Look at the data below and print exactly the lines from its first line through the line with "return c or"; the pictures stay out of the copy.
--- START RECORDED DATA ---
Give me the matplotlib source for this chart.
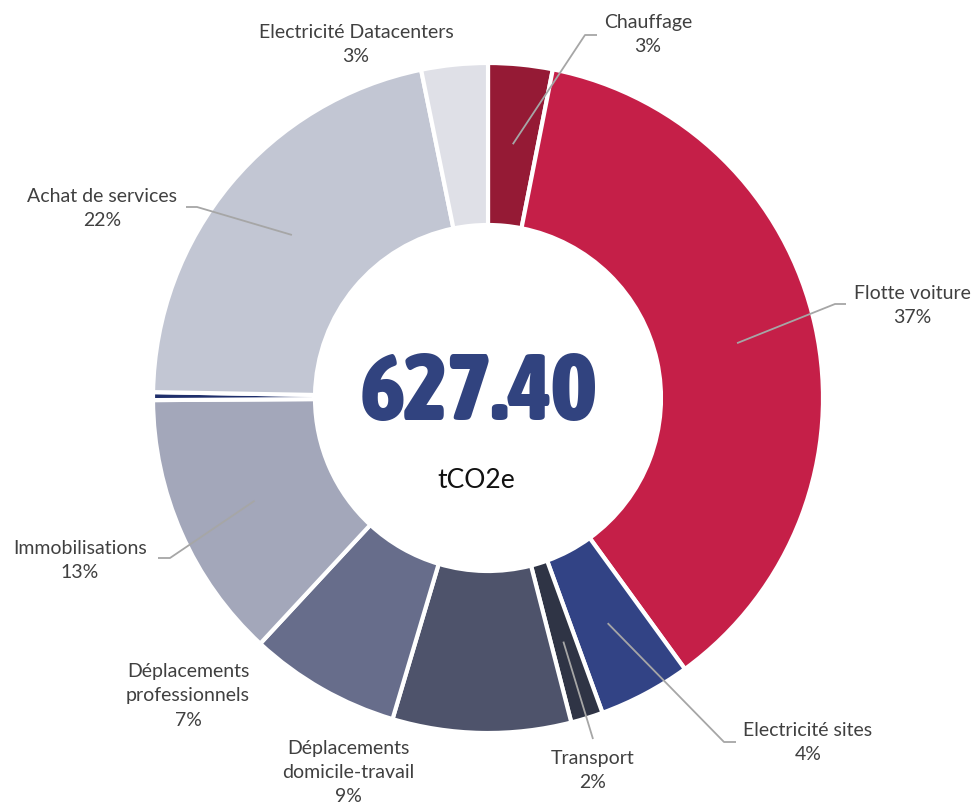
import numpy as np
import matplotlib
matplotlib.use("Agg")
import matplotlib.pyplot as plt
from matplotlib import font_manager
from matplotlib.font_manager import FontProperties

# ---- data ----
categories = ["Chauffage", "Flotte voiture", "Electricité sites", "Transport",
              "Déplacements\ndomicile-travail", "Déplacements\nprofessionnels",
              "Immobilisations", "", "Achat de services", "Electricité Datacenters"]
values = [3.1, 36.9, 4.45, 1.55, 8.6, 7.3, 13.0, 0.38, 21.52, 3.2]
pct_labels = ["3%", "37%", "4%", "2%", "9%", "7%", "13%", "", "22%", "3%"]
colors = ["#951A35", "#C51F48", "#324385", "#2F3445", "#4E536B", "#676D8B",
          "#A3A7BA", "#1F2F6B", "#C2C6D3", "#DFE0E7"]
total_text = "627.40"
unit_text = "tCO2e"

W, H = 973, 805
def Y(y):
    return H - y

fl = font_manager.fontManager.ttflist
names = {f.name for f in fl}
label_font = "Lato" if "Lato" in names else "DejaVu Sans"

def is_cond(f):
    s = f.stretch
    if isinstance(s, str):
        c = s in ("condensed", "semi-condensed", "extra-condensed", "ultra-condensed")
    else:
        c = s < 500
    return c or "Narrow" in f.name or "Condensed" in f.name or "Cond" in f.fname

def wnum(f):
    w = f.weight
    if isinstance(w, str):
        w = {"bold": 700, "heavy": 800, "black": 900, "extra bold": 800,
             "semibold": 600, "demibold": 600, "normal": 400, "regular": 400}.get(w, 400)
    return w

cands = [f for f in fl if is_cond(f) and f.style == "normal"]
if cands:
    cands.sort(key=lambda f: -min(wnum(f), 800))
    big_fp = FontProperties(fname=cands[0].fname)
else:
    big_fp = FontProperties(family="DejaVu Sans", weight="bold")

fig = plt.figure(figsize=(W / 100, H / 100), dpi=100)
ax = fig.add_axes([0, 0, 1, 1])

cx, cy, R, Rin = 488, 398, 335, 173
wedges, _ = ax.pie(values, colors=colors, startangle=90, counterclock=False,
                   radius=R, center=(cx, Y(cy)),
                   wedgeprops=dict(width=R - Rin, edgecolor="white", linewidth=3))
ax.set_xlim(0, W)
ax.set_ylim(0, H)
ax.set_aspect("equal")
ax.axis("off")

txt_color = "#404040"
label_pos = {0: (648, 35), 1: (912, 306), 2: (808, 742), 3: (593, 770),
             4: (348, 772), 5: (188, 696), 6: (80, 560), 8: (102, 208), 9: (356, 44)}
leaders = {0: [(585, 35), (597, 35)],
           1: [(835, 304), (846, 304)],
           2: [(724, 742), (736, 742)],
           3: [(593, 739)],
           6: [(170, 558), (158, 558)],
           8: [(197, 207), (186, 207)]}

for i, w in enumerate(wedges):
    if i not in label_pos:
        continue
    lx, ly = label_pos[i]
    ax.text(lx, Y(ly), categories[i] + "\n" + pct_labels[i], ha="center", va="center",
            fontsize=14, color=txt_color, family=label_font, linespacing=1.5)
    if i in leaders:
        mid = np.deg2rad((w.theta1 + w.theta2) / 2)
        ax_ = cx + 255 * np.cos(mid)
        ay_ = Y(cy) + 255 * np.sin(mid)
        xs = [ax_] + [p[0] for p in leaders[i]]
        ys = [ay_] + [Y(p[1]) for p in leaders[i]]
        ax.plot(xs, ys, color="#A6A6A6", lw=1.3, solid_capstyle="butt")

big = ax.text(479, Y(394), total_text, ha="center", va="center",
              fontproperties=big_fp, color="#31437F")
big.set_fontsize(64)
fig.canvas.draw()
bb = big.get_window_extent()
big.set_fontsize(64 * 236 / bb.width)

ax.text(476, Y(481), unit_text, ha="center", va="center", fontsize=19,
        family=label_font, color="#111111")

fig.savefig("out.png", dpi=100, facecolor="white")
--- END RECORDED DATA ---
- _EXERCISE RESULT_:
Give me the matplotlib source for this chart.
import numpy as np
import matplotlib
matplotlib.use("Agg")
import matplotlib.pyplot as plt
from matplotlib import font_manager
from matplotlib.font_manager import FontProperties

# ---- data ----
categories = ["Chauffage", "Flotte voiture", "Electricité sites", "Transport",
              "Déplacements\ndomicile-travail", "Déplacements\nprofessionnels",
              "Immobilisations", "", "Achat de services", "Electricité Datacenters"]
values = [3.1, 36.9, 4.45, 1.55, 8.6, 7.3, 13.0, 0.38, 21.52, 3.2]
pct_labels = ["3%", "37%", "4%", "2%", "9%", "7%", "13%", "", "22%", "3%"]
colors = ["#951A35", "#C51F48", "#324385", "#2F3445", "#4E536B", "#676D8B",
          "#A3A7BA", "#1F2F6B", "#C2C6D3", "#DFE0E7"]
total_text = "627.40"
unit_text = "tCO2e"

W, H = 973, 805
def Y(y):
    return H - y

fl = font_manager.fontManager.ttflist
names = {f.name for f in fl}
label_font = "Lato" if "Lato" in names else "DejaVu Sans"

def is_cond(f):
    s = f.stretch
    if isinstance(s, str):
        c = s in ("condensed", "semi-condensed", "extra-condensed", "ultra-condensed")
    else:
        c = s < 500
    return c or "Narrow" in f.name or "Condensed" in f.name or "Cond" in f.fname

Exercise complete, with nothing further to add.